Ce n’est pas le féminisme qui est fautif mais cette logique punitive qui envahit tous les espaces critiques, transformant les conflits d’idées en affrontements moralisants où la posture remplace la réflexion. L’ennemi est jugé avant même d’être pensé. Ce glissement touche aussi les luttes antiracistes, queer, écologistes. Partout où l’on parle d’oppression, une partie des militants rejoue les logiques qu’elle prétend combattre, produisant silence, peur et paralysie.

Une gauche hantée par elle-même, incapable de penser collectivement la conflictualité, la réparation réelle, qui déserte les terrains sociaux et populaires pour se replier dans l’entre-soi punitif, où l’on se juge entre nous sans rien construire sur la terre brûlée des autres.

Si toute pensée devient suspecte, toute faille une faute et tout désaccord un crime, il ne reste plus rien que l’image de soi comme dernier refuge moral tandis que le reste du monde est abandonné aux fascismes.

Je ne nie pas la nécessité d’une coercition dans une société organisée, mais il faut penser à quel type de coercition et quels effets elle produit. Beaucoup réclament la coercition quand elle vise d’autres groupes mais la refusent quand elle les concerne eux-mêmes. Cette dissonance doit cesser.

Il faut sortir de la posture binaire et imaginer des formes de coercition qui ne reproduisent pas les violences d’État, de justice de classe, permettant une régulation sociale autre que le réformisme de gauche policier. Cette gauche justice/ pénale est devenue une bouée de secours.

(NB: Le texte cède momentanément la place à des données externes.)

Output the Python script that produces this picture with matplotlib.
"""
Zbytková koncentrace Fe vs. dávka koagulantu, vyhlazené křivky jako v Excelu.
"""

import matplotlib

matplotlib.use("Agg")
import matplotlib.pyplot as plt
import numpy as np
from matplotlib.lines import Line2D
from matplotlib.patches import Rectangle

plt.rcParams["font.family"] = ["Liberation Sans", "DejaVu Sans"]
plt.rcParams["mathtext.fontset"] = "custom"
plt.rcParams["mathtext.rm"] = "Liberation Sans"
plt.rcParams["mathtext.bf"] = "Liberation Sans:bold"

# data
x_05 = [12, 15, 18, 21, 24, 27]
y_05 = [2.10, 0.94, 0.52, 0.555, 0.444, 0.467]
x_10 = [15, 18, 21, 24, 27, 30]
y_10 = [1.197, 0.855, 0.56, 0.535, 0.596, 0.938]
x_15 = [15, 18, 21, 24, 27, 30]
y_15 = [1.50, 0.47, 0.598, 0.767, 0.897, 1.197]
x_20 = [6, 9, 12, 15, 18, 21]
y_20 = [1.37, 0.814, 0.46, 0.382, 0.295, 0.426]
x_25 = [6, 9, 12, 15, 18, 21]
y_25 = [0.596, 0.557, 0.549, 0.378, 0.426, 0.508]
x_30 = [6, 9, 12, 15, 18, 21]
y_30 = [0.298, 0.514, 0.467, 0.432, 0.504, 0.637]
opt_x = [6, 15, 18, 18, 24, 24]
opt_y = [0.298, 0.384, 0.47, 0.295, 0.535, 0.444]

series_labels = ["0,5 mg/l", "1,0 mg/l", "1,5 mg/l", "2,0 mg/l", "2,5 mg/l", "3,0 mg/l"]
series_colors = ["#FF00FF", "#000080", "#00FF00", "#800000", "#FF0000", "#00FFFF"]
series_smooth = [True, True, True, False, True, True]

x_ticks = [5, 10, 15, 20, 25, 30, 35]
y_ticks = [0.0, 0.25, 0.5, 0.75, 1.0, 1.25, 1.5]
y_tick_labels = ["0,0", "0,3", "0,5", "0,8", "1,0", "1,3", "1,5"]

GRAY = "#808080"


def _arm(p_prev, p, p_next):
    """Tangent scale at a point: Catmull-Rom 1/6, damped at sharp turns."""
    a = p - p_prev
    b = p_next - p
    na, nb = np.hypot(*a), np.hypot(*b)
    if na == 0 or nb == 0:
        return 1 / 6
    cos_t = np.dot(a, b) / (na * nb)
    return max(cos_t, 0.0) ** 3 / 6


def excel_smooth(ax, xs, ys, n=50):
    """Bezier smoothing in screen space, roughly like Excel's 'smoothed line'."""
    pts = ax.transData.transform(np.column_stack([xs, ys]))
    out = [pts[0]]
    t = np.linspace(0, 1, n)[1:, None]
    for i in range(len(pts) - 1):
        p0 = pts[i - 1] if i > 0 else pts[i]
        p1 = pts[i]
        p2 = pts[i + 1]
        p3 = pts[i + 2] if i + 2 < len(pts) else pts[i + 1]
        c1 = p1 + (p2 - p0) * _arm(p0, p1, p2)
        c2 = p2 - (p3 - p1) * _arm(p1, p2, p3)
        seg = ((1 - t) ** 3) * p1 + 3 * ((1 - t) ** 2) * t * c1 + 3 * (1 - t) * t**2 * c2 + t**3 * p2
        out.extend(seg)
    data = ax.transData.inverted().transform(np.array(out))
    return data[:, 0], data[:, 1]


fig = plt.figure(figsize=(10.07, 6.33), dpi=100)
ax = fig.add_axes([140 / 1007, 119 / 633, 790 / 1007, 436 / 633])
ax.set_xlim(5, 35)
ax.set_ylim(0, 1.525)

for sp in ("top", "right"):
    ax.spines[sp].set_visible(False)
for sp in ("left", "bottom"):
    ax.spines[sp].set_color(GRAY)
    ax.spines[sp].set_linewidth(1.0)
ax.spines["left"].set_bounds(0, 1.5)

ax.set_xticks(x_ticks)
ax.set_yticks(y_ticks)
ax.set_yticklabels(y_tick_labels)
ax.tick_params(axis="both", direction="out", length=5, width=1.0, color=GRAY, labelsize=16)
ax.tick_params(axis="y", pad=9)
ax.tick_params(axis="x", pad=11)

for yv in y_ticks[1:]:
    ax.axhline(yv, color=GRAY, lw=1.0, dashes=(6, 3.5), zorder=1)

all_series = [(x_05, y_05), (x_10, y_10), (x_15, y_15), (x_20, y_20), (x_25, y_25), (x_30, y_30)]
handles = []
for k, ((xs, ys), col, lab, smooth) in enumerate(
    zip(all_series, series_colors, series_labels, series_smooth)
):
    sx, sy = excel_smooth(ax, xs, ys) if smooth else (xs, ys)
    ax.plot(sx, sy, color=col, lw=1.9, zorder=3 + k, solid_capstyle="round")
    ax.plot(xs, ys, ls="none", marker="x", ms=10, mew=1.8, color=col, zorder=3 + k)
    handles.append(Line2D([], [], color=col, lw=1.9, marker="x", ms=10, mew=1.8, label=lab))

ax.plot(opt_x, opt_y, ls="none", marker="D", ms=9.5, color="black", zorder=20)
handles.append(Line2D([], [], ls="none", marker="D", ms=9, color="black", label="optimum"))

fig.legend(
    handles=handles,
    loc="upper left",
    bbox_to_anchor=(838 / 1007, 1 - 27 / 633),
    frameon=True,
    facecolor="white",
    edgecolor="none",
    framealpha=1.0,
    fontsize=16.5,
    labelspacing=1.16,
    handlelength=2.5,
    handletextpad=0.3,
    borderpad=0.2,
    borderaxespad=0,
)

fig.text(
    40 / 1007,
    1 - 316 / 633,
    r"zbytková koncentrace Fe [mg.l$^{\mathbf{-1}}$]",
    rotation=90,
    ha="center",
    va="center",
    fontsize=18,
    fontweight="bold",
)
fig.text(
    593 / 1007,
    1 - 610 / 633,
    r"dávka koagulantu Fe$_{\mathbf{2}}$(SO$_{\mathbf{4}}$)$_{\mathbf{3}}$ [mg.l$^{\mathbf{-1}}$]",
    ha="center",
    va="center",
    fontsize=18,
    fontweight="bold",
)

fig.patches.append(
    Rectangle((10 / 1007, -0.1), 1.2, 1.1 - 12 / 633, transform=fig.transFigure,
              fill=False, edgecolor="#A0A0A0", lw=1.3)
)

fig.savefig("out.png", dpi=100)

Je n’ai rien à foutre de l’affaire Pélicot. Elle n’a rien changé. Elle ne transforme pas les rapports sociaux. C’est un miroir sale où l’on regarde la misère sociale en espérant y voir de la morale. Dire « patriarcat » sans le lier à des structures concrètes est devenu une incantation vide de sens.

Être prédateur n’est pas une identité permanente chez la plupart. Ce sont des actes ponctuels, des failles. C’est essentiel de le penser pour comprendre comment la violence s’inscrit socialement au lieu d’imaginer des monstres autonomes.

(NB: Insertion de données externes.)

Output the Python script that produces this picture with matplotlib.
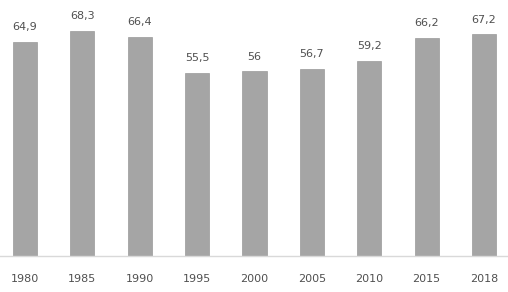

En face, il y a les vrais prédateurs à temps plein : les États, les élites, les capitalistes, les planificateurs de la misère globale. Leur violence est froide, continue, rationalisée. Ceux-là, on les interroge beaucoup moins.

La disproportion de l’attention médiatique entre un bourgeois chirurgien agressant sexuellement pendant des décennies des enfants, et un pauvre agresseur isolé est flagrante. La gravité n’est pas naturelle. Le patriarcat n’est pas naturel. Cette gravité est façonnée par un système qui en a besoin. Oui, c’est peut-être ton frère, ton père, ton pote. C’est précisément cela qui devrait nous obliger à penser le système dans sa totalité.

On parle de mecs violant une vieille femme endormie comme si c’était le sommet de leur existence. Qu’est-ce que le procès Pélicot a changé ? Rien.

On regarde ça impuissants, en se racontant que justice a été faite. Mais la vraie justice est encore attendue. On nous vend des procès exemplaires pendant qu’on arme ceux qui détruisent des peuples entiers. Le droit est un champ de ruines. Ceux qui y croient s’accrochent à un fantôme.